The Register Citizen (Torrington, CT)

Yankees ready to hunt down Sox

-

By any objective measure the Yankees had a successful first half.

They pulled into the AllStar break 29 games over .500, good for the third-best record in the majors.

“We had a great first half,” Aaron Judge said. And yet.

“We’re not where we want to be,” Judge said. “Especially chasing Boston right now, but we’ll recover. Rest up a little bit over the break and get going in the second half.”

Indeed, there are the Red Sox.

Boston burst from the gate 17-2 and, for the most part, have kept winning.

Despite their overall impressive first half that saw the Yankees go 62-33, they’re 41⁄2 games behind the Red Sox, who are 68-30.

Asked about his club’s archrival just before the break, Aaron Boone gave a weary smile.

“I see that they win every day,” he said. “I’m aware they win every game.” Not quite but close. For instance, after the Yankees beat the Red Sox, 11-1, July 1 to tie them atop the AL East, Boston went on a 12-1 run to end the first half. After that victory, which allowed the Bombers to win two of three that series and five of nine so far against the Red Sox, they finished the first half 8-6. That was enough of a “slump” to put the Yankees in their largest deficit since April 23 when they trailed by five games.

“They’ve been playing great baseball,” Brett Gardner said of the Red Sox. “But we can’t really worry about that except when we play them. We’ve got a lot of games coming up against them in the second half, both at home and at Fenway, and I’m sure they’ll all be exciting and we’re looking forward to the challenge.”

Boone said looking up at the scoreboard nightly and, for the most part, seeing the Red Sox winning again hasn’t frustrated him.

“Honestly, I don’t worry about it that much,” he said. “At this point I just kind of smile at it. I mean, the bottom line is we don’t control anything (they do), and it’s July. There’s a long way and a lot of baseball to play. We’re so uber-focused on us. In the end if we take care of business and play to our capabiliti­es, we’ll put ourselves in a great position. I see that they win every day, but I don’t really worry about it. I’m worried about us going out and playing our best. If we do that hopefully we’ll get to where we want to go.”

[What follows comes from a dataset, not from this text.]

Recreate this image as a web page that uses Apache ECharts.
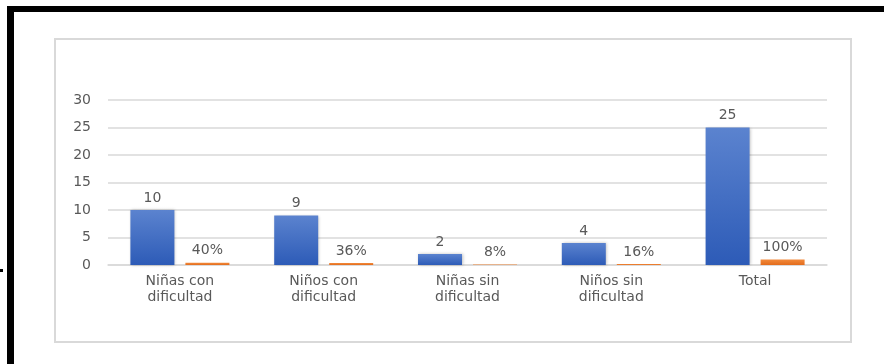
<!DOCTYPE html>
<html>
<head>
<meta charset="utf-8">
<script src="https://cdn.jsdelivr.net/npm/echarts@6/dist/echarts.min.js"></script>
<style>
  html, body { margin: 0; padding: 0; background: #fff; }
  #chart { width: 884px; height: 364px; }
</style>
</head>
<body>
<div id="chart"></div>
<script>
// Categories and values
const categories = ['Niñas con\ndificultad', 'Niños con\ndificultad', 'Niñas sin\ndificultad', 'Niños sin\ndificultad', 'Total'];
const counts = [10, 9, 2, 4, 25];
const shares = [0.40, 0.36, 0.08, 0.16, 1.00];
const shareLabels = ['40%', '36%', '8%', '16%', '100%'];
const yTicks = { min: 0, max: 30, interval: 5 };

const textColor = '#595959';
const fontFamily = 'DejaVu Sans';

const chart = echarts.init(document.getElementById('chart'), null, { renderer: 'canvas' });

chart.setOption({
  animation: false,
  backgroundColor: '#ffffff',
  grid: { left: 108, right: 57, top: 100, bottom: 99, containLabel: false },
  xAxis: {
    type: 'category',
    data: categories,
    axisLine: { show: true, lineStyle: { color: '#d9d9d9', width: 1.5 } },
    axisTick: { show: false },
    axisLabel: {
      color: textColor, fontFamily: fontFamily, fontSize: 14,
      lineHeight: 16, margin: 8, interval: 0
    }
  },
  yAxis: {
    type: 'value',
    min: yTicks.min, max: yTicks.max, interval: yTicks.interval,
    axisLine: { show: false },
    axisTick: { show: false },
    splitLine: { lineStyle: { color: '#d9d9d9', width: 1.5 } },
    axisLabel: { color: textColor, fontFamily: fontFamily, fontSize: 14, margin: 17 }
  },
  series: [
    {
      name: 'Cantidad',
      type: 'bar',
      data: counts,
      barWidth: 44,
      barGap: '25%',
      itemStyle: {
        color: new echarts.graphic.LinearGradient(0, 0, 0, 1, [
          { offset: 0, color: '#5b83cf' },
          { offset: 1, color: '#2d5bb7' }
        ]),
        shadowColor: 'rgba(0,0,0,0.25)',
        shadowBlur: 3,
        shadowOffsetX: 1
      },
      label: {
        show: true, position: 'top', distance: 5,
        color: textColor, fontFamily: fontFamily, fontSize: 14
      }
    },
    {
      name: 'Porcentaje',
      type: 'bar',
      data: shares,
      barWidth: 44,
      itemStyle: {
        color: new echarts.graphic.LinearGradient(0, 0, 0, 1, [
          { offset: 0, color: '#f28a3c' },
          { offset: 1, color: '#e36c1c' }
        ])
      },
      label: {
        show: true, position: 'top', distance: 5,
        color: textColor, fontFamily: fontFamily, fontSize: 14,
        formatter: (p) => shareLabels[p.dataIndex]
      }
    }
  ],
  graphic: [
    // outer black frame (top and left edges)
    { type: 'rect', shape: { x: 7, y: 6, width: 877, height: 6 }, style: { fill: '#000' }, silent: true },
    { type: 'rect', shape: { x: 7, y: 6, width: 7, height: 358 }, style: { fill: '#000' }, silent: true },
    { type: 'rect', shape: { x: 0, y: 269, width: 3, height: 3 }, style: { fill: '#000' }, silent: true },
    // chart area border
    { type: 'rect', shape: { x: 55, y: 39, width: 796, height: 303 },
      style: { fill: null, stroke: '#d9d9d9', lineWidth: 2 }, silent: true, z: -1 }
  ]
});
</script>
</body>
</html>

Which, of course, is just about anywhere other than the one-game wild-card game every team in playoff contention wants to avoid. For the Yankees, and Red Sox for that matter, the very real prospect of winning 100-plus games and being faced with the crapshoot that is a one-and-done game to advance is scary to say the least.

That’s one reason why the first part of the second half, which begins Friday for the Yankees at the Stadium against the dreadful Mets, will be dominated by trade deadline talk.

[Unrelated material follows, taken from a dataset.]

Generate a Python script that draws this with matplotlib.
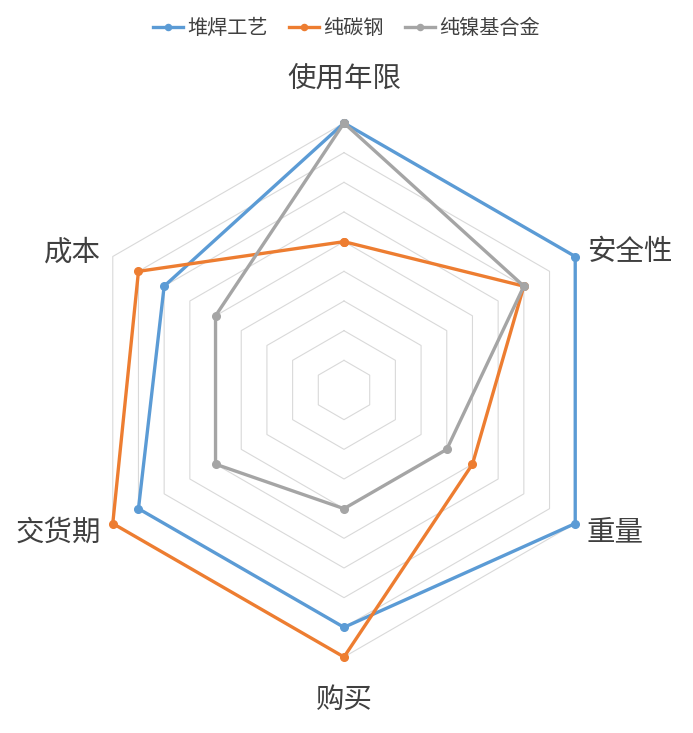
import numpy as np
import matplotlib
matplotlib.use("Agg")
import matplotlib.pyplot as plt

plt.rcParams['font.family'] = ['Noto Sans CJK SC', 'DejaVu Sans']

# ── Daten ────────────────────────────────────────────────
kategorien = ["使用年限", "安全性", "重量", "购买", "交货期", "成本"]
serien = ["堆焊工艺", "纯碳钢", "纯镍基合金"]
werte_duihan = [9, 9, 9, 8, 8, 7]
werte_tangang = [5, 7, 5, 9, 9, 8]
werte_nieji = [9, 7, 4, 4, 5, 5]
farben = ["#5B9BD5", "#ED7D31", "#A5A5A5"]
ring_max = 9

# ── Geometrie ────────────────────────────────────────────
n = len(kategorien)
winkel = np.pi / 2 - np.arange(n) * 2 * np.pi / n   # im Uhrzeigersinn ab oben


def zu_xy(werte):
    w = np.asarray(werte, dtype=float)
    x = w * np.cos(winkel)
    y = w * np.sin(winkel)
    return np.append(x, x[0]), np.append(y, y[0])


fig = plt.figure(figsize=(6.93, 7.33), dpi=100)
ax = fig.add_axes([0, 0, 1, 1])
ax.set_axis_off()
px = 267 / ring_max                         # Pixel pro Einheit
ax.set_xlim(-344 / px, 349 / px)
ax.set_ylim(-343 / px, 390 / px)

# Gitterringe (Sechsecke)
for r in range(1, ring_max + 1):
    gx, gy = zu_xy([r] * n)
    ax.plot(gx, gy, color="#D9D9D9", lw=0.8, zorder=1)

# Datenreihen
for name, werte, farbe in zip(serien, [werte_duihan, werte_tangang, werte_nieji], farben):
    sx, sy = zu_xy(werte)
    ax.plot(sx, sy, color=farbe, lw=2.4, marker="o", markersize=5.5,
            label=name, zorder=3, solid_joinstyle="round")

# Achsenbeschriftungen
for kat, w in zip(kategorien, winkel):
    c, s = np.cos(w), np.sin(w)
    if abs(c) < 1e-6:
        r = 10.5 if s > 0 else 10.45
        ax.text(r * c, r * s, kat, ha="center", va="center",
                fontsize=20.5, color="#404040")
    else:
        r = 9.45
        ax.text(r * c, r * s - 0.08, kat,
                ha="left" if c > 0 else "right", va="center",
                fontsize=20.5, color="#404040")

fig.legend(loc="upper center", bbox_to_anchor=(0.5, 1.0), ncol=3, frameon=False,
           fontsize=14.5, handlelength=1.5, handletextpad=0.2, columnspacing=1.05,
           markerscale=0.8, labelcolor="#404040")

fig.savefig("out.png", dpi=100)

The Yankees, while featuring one of baseball’s top offenses and perhaps its best bullpen, have been in the market for starting pitching depth, a pursuit of GM Brian Cashman’s since the winter.

It’s been for good reason. Besides Luis Severino, an AL Cy Young award candidate once again, the rotation has mostly treaded water. The unit ranks sixth in the AL in starter ERA (4.00) and ninth in innings pitched with 520 (the Astros are first at 613). A stalwart bullpen has mostly picked up the slack but over the 162-game grind continuing to rely with such frequency on the relief corps could be problemati­c.